── Records supplied
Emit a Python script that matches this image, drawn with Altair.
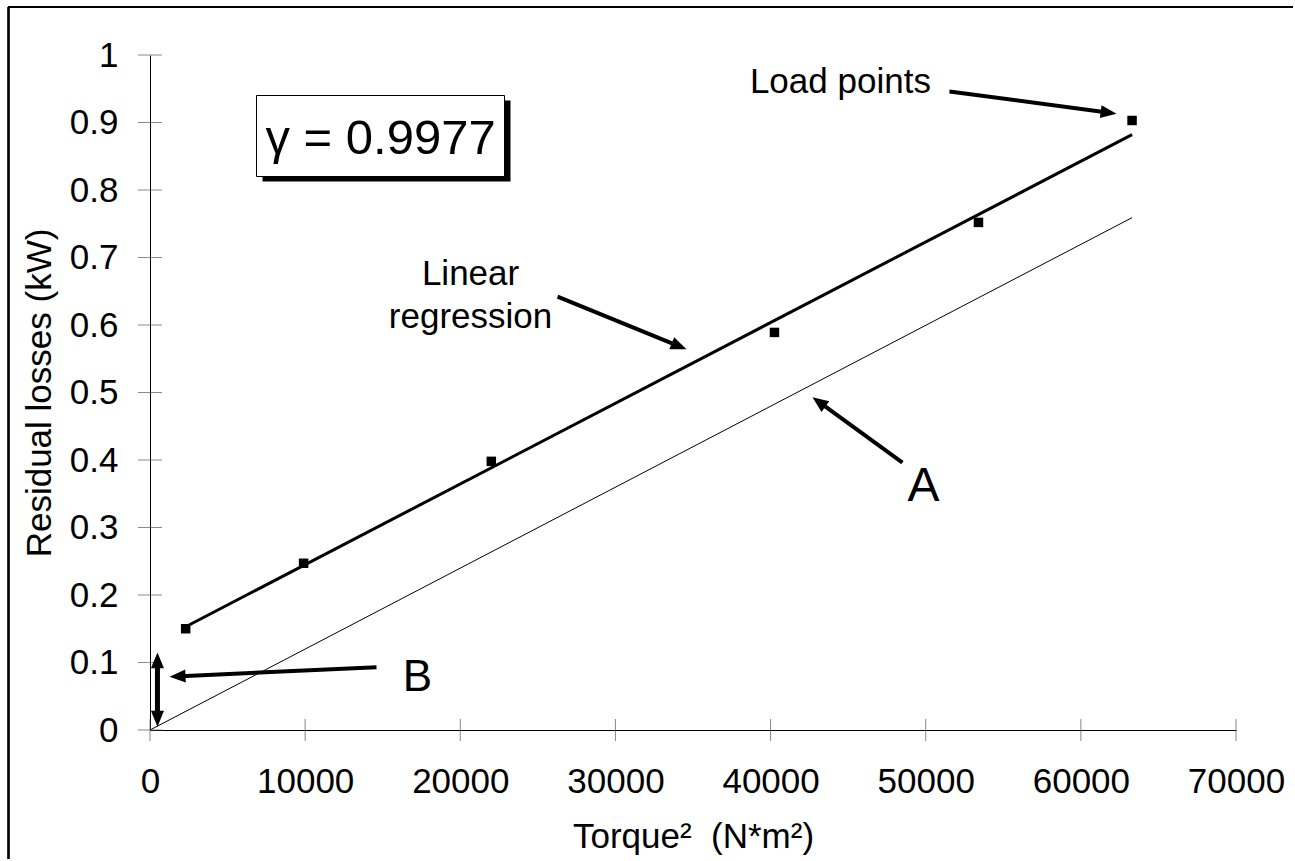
────
── Records supplied
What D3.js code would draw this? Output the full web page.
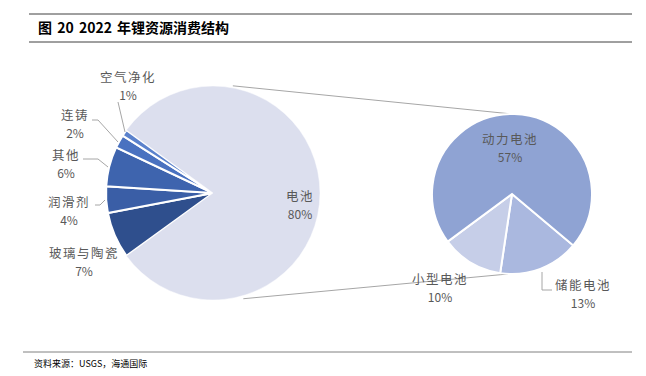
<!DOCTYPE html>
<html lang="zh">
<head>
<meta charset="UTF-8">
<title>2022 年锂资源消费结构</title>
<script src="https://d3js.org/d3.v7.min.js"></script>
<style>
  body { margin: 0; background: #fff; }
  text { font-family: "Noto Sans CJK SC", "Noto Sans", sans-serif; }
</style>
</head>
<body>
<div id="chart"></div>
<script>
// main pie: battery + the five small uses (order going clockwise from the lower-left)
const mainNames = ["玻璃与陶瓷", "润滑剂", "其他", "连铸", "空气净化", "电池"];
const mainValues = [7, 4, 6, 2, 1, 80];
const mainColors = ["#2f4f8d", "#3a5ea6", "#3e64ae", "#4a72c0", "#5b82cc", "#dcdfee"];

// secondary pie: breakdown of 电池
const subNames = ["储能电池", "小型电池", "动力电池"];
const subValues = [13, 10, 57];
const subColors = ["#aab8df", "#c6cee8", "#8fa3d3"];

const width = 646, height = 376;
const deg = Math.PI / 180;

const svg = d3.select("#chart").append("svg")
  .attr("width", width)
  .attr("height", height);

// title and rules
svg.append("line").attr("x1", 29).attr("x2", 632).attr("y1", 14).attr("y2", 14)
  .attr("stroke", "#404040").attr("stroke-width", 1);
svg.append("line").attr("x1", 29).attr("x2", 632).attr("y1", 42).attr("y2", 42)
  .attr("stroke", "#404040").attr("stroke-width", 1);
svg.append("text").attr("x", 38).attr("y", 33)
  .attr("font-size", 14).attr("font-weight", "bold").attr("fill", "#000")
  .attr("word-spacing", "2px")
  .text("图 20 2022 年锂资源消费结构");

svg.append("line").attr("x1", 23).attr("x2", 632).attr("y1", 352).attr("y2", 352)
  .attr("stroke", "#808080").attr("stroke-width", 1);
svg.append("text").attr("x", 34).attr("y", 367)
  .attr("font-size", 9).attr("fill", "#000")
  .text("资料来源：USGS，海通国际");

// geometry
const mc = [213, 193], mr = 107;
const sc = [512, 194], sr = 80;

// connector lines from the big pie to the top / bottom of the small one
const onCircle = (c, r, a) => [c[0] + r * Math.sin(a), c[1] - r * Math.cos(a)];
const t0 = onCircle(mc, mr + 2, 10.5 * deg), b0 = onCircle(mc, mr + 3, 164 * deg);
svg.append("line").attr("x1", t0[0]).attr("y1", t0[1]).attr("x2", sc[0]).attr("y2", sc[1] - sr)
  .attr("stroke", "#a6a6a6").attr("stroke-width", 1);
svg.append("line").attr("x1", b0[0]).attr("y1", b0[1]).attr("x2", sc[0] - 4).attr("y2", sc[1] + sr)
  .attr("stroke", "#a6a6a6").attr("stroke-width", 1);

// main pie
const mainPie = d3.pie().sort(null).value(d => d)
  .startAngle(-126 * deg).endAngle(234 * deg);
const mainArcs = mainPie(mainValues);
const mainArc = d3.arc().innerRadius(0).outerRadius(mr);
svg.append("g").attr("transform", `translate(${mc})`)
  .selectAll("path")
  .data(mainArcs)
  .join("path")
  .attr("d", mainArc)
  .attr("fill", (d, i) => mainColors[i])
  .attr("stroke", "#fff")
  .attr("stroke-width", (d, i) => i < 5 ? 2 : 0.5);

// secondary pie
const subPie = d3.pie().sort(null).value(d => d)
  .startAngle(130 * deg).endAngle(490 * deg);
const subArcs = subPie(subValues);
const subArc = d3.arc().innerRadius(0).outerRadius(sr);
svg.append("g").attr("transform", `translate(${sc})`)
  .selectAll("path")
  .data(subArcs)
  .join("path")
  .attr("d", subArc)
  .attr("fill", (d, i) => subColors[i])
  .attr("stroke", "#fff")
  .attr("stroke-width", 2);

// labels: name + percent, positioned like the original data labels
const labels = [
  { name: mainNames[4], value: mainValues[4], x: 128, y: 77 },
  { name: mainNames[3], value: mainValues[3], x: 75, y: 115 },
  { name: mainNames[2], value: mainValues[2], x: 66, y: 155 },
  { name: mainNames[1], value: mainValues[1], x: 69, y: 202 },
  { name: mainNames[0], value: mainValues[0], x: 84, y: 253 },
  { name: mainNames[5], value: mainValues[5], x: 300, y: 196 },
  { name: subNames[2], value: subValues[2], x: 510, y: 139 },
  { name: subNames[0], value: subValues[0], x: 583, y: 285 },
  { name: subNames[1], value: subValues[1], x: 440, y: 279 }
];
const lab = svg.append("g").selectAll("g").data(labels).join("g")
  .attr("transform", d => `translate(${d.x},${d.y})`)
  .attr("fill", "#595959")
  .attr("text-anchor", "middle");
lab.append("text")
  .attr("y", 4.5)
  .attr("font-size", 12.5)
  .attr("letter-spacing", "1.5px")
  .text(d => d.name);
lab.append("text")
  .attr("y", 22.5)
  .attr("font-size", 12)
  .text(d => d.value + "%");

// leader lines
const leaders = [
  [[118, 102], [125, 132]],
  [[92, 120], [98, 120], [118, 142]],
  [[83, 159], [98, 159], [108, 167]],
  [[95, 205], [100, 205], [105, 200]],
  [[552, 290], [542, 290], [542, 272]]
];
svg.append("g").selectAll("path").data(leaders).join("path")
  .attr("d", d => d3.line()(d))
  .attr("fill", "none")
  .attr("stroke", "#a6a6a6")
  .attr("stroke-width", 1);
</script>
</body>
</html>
────
── Records supplied
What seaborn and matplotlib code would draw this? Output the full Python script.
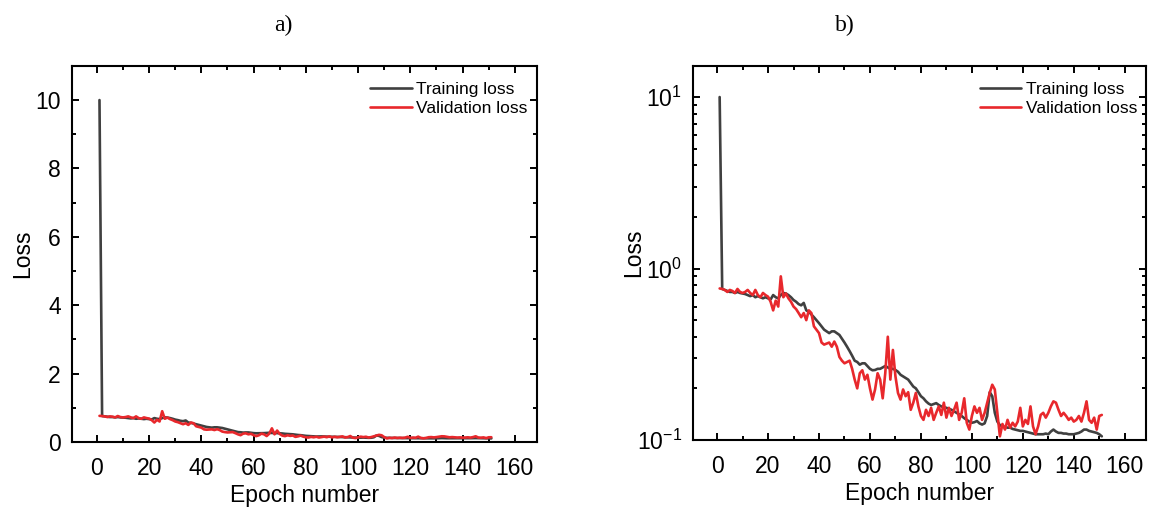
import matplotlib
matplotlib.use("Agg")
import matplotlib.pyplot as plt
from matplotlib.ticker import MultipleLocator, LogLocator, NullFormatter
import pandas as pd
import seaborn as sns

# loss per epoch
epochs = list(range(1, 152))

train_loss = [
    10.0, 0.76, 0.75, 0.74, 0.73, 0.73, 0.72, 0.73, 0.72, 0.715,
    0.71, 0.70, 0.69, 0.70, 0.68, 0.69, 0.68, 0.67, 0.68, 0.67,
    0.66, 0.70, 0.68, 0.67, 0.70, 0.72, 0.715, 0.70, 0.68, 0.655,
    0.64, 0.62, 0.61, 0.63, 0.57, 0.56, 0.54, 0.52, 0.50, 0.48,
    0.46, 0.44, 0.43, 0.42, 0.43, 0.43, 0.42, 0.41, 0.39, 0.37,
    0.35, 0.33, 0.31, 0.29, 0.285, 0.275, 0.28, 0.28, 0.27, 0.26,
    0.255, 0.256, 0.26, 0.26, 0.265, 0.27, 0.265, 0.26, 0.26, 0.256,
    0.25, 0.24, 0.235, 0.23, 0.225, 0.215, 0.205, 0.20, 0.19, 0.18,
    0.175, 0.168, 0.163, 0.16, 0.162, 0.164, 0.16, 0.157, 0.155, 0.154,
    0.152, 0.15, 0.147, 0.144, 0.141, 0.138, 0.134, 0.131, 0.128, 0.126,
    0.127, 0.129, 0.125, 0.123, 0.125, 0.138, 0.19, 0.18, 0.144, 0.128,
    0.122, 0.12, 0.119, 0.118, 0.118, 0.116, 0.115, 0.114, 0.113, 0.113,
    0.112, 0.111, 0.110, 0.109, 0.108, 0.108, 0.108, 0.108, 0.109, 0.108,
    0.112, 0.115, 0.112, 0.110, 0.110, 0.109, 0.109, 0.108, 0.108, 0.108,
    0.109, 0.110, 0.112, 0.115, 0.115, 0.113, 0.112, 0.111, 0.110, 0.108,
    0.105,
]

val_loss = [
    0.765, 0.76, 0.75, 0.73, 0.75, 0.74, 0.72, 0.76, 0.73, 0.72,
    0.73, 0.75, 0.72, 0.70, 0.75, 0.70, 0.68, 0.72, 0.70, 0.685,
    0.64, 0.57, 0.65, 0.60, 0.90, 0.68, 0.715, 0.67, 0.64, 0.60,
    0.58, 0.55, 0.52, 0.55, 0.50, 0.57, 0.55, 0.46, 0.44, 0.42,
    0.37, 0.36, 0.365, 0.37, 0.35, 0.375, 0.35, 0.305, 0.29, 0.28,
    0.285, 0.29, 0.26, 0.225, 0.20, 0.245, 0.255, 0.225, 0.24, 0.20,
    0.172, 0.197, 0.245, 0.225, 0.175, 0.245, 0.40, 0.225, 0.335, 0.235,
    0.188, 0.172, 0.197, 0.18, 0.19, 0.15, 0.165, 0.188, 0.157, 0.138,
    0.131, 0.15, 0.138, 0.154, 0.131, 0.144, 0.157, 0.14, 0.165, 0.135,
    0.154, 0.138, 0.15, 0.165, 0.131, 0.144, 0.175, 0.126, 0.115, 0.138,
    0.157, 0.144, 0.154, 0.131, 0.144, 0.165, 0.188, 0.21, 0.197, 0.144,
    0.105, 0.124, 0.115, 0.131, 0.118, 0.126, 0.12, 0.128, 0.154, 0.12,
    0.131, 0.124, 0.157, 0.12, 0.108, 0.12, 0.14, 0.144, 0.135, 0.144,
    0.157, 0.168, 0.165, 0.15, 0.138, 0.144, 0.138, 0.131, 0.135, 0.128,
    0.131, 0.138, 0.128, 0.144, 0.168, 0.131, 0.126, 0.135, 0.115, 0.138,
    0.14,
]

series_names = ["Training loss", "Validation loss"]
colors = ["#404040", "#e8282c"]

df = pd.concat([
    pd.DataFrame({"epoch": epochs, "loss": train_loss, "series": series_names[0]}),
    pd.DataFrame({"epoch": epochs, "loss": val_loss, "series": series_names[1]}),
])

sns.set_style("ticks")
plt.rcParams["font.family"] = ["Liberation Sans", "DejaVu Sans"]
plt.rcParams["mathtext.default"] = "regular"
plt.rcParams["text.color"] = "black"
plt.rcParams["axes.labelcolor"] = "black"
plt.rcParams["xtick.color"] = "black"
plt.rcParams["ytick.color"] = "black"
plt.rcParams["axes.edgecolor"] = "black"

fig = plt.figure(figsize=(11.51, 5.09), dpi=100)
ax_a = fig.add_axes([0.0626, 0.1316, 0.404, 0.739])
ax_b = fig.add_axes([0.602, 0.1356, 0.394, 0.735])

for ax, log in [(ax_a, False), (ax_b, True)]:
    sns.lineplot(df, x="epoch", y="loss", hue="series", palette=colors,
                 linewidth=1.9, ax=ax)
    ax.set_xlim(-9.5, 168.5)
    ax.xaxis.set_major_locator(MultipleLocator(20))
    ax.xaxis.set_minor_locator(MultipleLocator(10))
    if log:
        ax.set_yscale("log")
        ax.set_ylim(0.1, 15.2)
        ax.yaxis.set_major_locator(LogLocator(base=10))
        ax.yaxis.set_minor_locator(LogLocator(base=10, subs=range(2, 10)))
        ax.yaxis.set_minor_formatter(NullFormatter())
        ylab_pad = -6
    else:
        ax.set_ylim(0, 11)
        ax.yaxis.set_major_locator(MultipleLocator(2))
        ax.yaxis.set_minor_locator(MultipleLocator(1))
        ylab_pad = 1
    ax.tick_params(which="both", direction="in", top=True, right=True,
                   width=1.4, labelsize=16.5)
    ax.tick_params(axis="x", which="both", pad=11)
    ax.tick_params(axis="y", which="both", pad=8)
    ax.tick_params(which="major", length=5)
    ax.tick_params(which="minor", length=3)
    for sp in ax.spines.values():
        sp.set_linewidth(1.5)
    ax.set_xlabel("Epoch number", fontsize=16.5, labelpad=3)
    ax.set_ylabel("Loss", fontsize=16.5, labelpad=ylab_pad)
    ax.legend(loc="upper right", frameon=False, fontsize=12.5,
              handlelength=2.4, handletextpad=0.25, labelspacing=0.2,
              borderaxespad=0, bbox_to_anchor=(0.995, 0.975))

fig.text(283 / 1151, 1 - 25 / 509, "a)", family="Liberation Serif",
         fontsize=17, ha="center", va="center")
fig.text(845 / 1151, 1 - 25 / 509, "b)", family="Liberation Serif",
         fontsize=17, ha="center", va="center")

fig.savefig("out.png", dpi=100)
────
To be done
Check every line of the entries above for the word "Python" and report how many lines contain it, giving the number only.

Response
2